A statement announcing the review did not go into further detail on specific ideas that might be covered, for example, apprenticeships and other new routes into the profession that are being introduced in England.
But CNO for Scotland Professor Fiona McQueen said: “The final report will identify best practice and current innovations which maximise access across the education and employment sectors. It will also identify current obstacles to nursing and midwifery careers, both in terms of ambition and access.
“The recommendations will cover actions and targets to improve access to nursing and midwifery education and careers,” she said.
“The 2030 Nursing Vision is a real opportunity for nurses, student nurses and other key stakeholder to engage and make their voice heard”
She also said the work would form an important part of her forthcoming strategy for nursing, the 2030 Nursing Vision, which is due to be published in the summer.
“The 2030 Nursing Vision is a real opportunity for nurses, student nurses and other key stakeholder to engage and make their voice heard and truly shape the future of this profession,” she added.

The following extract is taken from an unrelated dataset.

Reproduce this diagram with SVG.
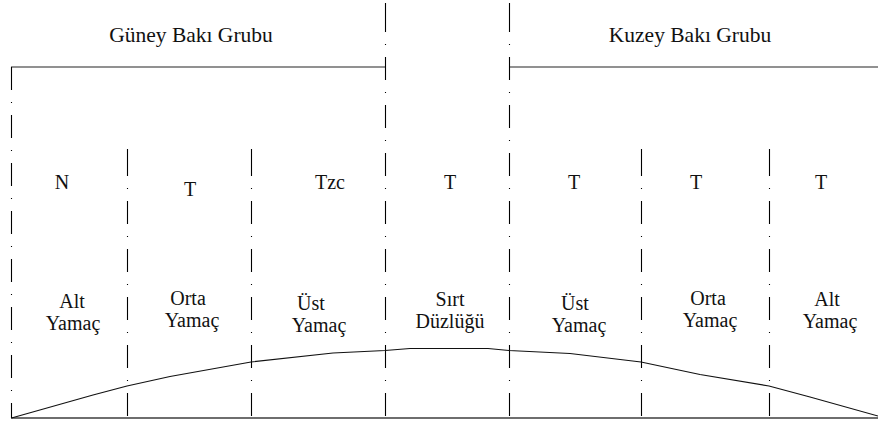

Speaking at the launch of the review on access today at Edinburgh Napier University, Scottish health secretary Shona Robison said the work would build on the success of the country’s workforce planning.
“There is excellent work going on across Scotland to meet nursing and midwifery workforce demands through our evidence based intake planning processes, commitment to high quality higher education programmes and our continuing support for students,” she said.
Ms Robison also stated that the government in Scotland remained committed to providing free university tuition for nurses and midwives, and to protecting the non-means tested bursary.
She described these measures as “essential” to ensuring a steady supply of trainees into the profession.
Earlier this week, the Scottish government launched a consultation on plans to introduce nursing and midwifery safe staffing legislation.